===== Record extracts
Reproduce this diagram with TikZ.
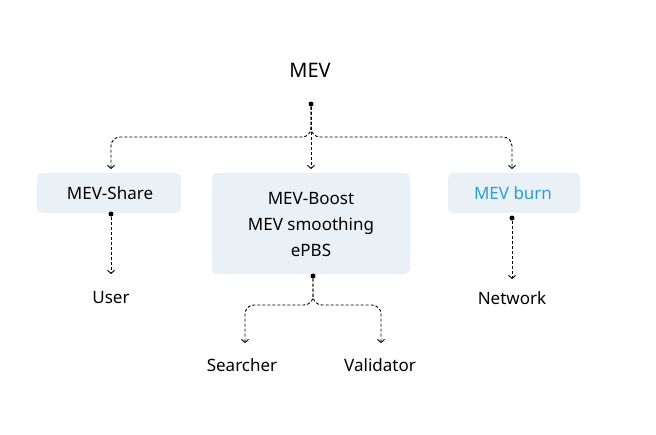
\documentclass[tikz,border=0pt]{standalone}
\usepackage{fontspec}
\setmainfont{Noto Sans}
\usetikzlibrary{arrows.meta}
\definecolor{boxbg}{HTML}{EAF1F6}
\definecolor{burn}{HTML}{2A9FD6}
\begin{document}
\begin{tikzpicture}[x=1pt,y=-1pt,
  box/.style={fill=boxbg,rounded corners=5pt,draw=none},
  lbl/.style={font=\fontsize{17}{26}\selectfont,align=center,inner sep=0pt},
  con/.style={densely dashed,line width=0.9pt,rounded corners=9pt,-{Straight Barb[length=3pt,width=7pt]}},
  dot/.style={circle,fill=black,inner sep=0pt,minimum size=5pt}]
\useasboundingbox (0,0) rectangle (656,434);
\node[lbl,font=\fontsize{20}{24}\selectfont\bfseries] (mev) at (310,70) {MEV};
\node[dot] (d0) at (311,104) {};
\fill[box] (37,173) rectangle (181,213);
\fill[box] (212,173) rectangle (410,274);
\fill[box] (448,173) rectangle (580,213);
\node[lbl] (share) at (110,193) {MEV-Share};
\node[lbl] (boost) at (311,225) {MEV-Boost\\MEV smoothing\\ePBS};
\node[lbl,text=burn,font=\fontsize{17}{26}\selectfont\bfseries] (burn) at (513,193) {MEV burn};
\coordinate (a1) at (111,169);
\coordinate (a2) at (311,169);
\coordinate (a3) at (512,169);
\draw[con] (d0) -- (311,137) -- (111,137) -- (a1);
\draw[con] (d0) -- (a2);
\draw[con] (d0) -- (311,137) -- (512,137) -- (a3);
\node[dot] (d1) at (111,214) {};
\node[dot] (d2) at (512,218) {};
\node[dot] (d3) at (313,276) {};
\node[lbl] (user) at (111,298) {User};
\node[lbl] (net) at (512,298) {Network};
\node[lbl] (srch) at (242,365) {Searcher};
\node[lbl] (val) at (380,365) {Validator};
\coordinate (b1) at (111,274);
\coordinate (b2) at (512,279);
\coordinate (c1) at (245,343);
\coordinate (c2) at (381,343);
\draw[con] (d1) -- (b1);
\draw[con] (d2) -- (b2);
\draw[con] (d3) -- (313,305) -- (245,305) -- (c1);
\draw[con] (d3) -- (313,305) -- (381,305) -- (c2);
\end{tikzpicture}
\end{document}
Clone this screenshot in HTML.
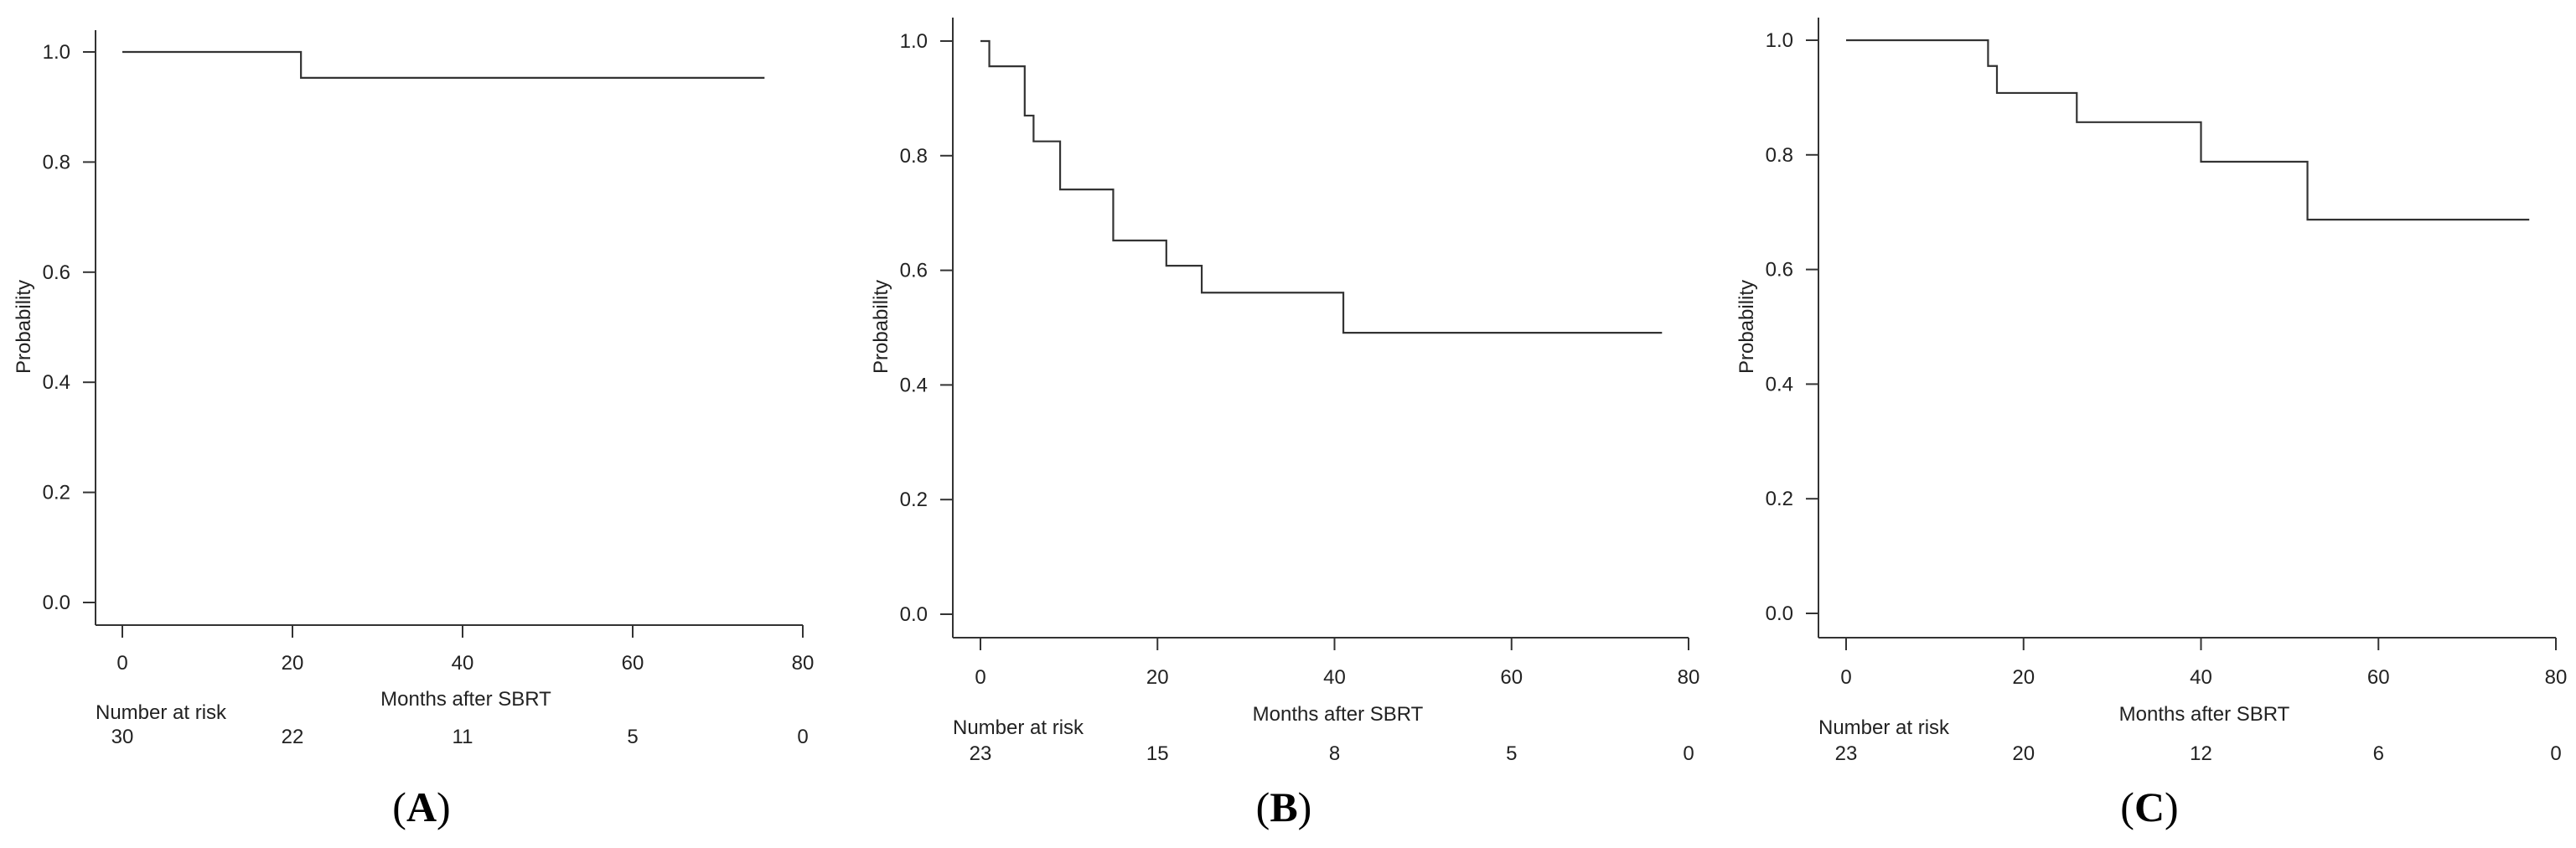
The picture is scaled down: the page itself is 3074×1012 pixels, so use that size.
==========
**Your task:** Do not include images; quote all of the entries above exactly.

**Full output:**
Reproduce this diagram with TikZ.
\documentclass[tikz,border=0pt]{standalone}
\usepackage{fontspec}
\setmainfont{Noto Sans}
\usetikzlibrary{arrows.meta}
\definecolor{boxbg}{HTML}{EAF1F6}
\definecolor{burn}{HTML}{2A9FD6}
\begin{document}
\begin{tikzpicture}[x=1pt,y=-1pt,
  box/.style={fill=boxbg,rounded corners=5pt,draw=none},
  lbl/.style={font=\fontsize{17}{26}\selectfont,align=center,inner sep=0pt},
  con/.style={densely dashed,line width=0.9pt,rounded corners=9pt,-{Straight Barb[length=3pt,width=7pt]}},
  dot/.style={circle,fill=black,inner sep=0pt,minimum size=5pt}]
\useasboundingbox (0,0) rectangle (656,434);
\node[lbl,font=\fontsize{20}{24}\selectfont\bfseries] (mev) at (310,70) {MEV};
\node[dot] (d0) at (311,104) {};
\fill[box] (37,173) rectangle (181,213);
\fill[box] (212,173) rectangle (410,274);
\fill[box] (448,173) rectangle (580,213);
\node[lbl] (share) at (110,193) {MEV-Share};
\node[lbl] (boost) at (311,225) {MEV-Boost\\MEV smoothing\\ePBS};
\node[lbl,text=burn,font=\fontsize{17}{26}\selectfont\bfseries] (burn) at (513,193) {MEV burn};
\coordinate (a1) at (111,169);
\coordinate (a2) at (311,169);
\coordinate (a3) at (512,169);
\draw[con] (d0) -- (311,137) -- (111,137) -- (a1);
\draw[con] (d0) -- (a2);
\draw[con] (d0) -- (311,137) -- (512,137) -- (a3);
\node[dot] (d1) at (111,214) {};
\node[dot] (d2) at (512,218) {};
\node[dot] (d3) at (313,276) {};
\node[lbl] (user) at (111,298) {User};
\node[lbl] (net) at (512,298) {Network};
\node[lbl] (srch) at (242,365) {Searcher};
\node[lbl] (val) at (380,365) {Validator};
\coordinate (b1) at (111,274);
\coordinate (b2) at (512,279);
\coordinate (c1) at (245,343);
\coordinate (c2) at (381,343);
\draw[con] (d1) -- (b1);
\draw[con] (d2) -- (b2);
\draw[con] (d3) -- (313,305) -- (245,305) -- (c1);
\draw[con] (d3) -- (313,305) -- (381,305) -- (c2);
\end{tikzpicture}
\end{document}
Clone this screenshot in HTML.
The picture is scaled down: the page itself is 3074×1012 pixels, so use that size.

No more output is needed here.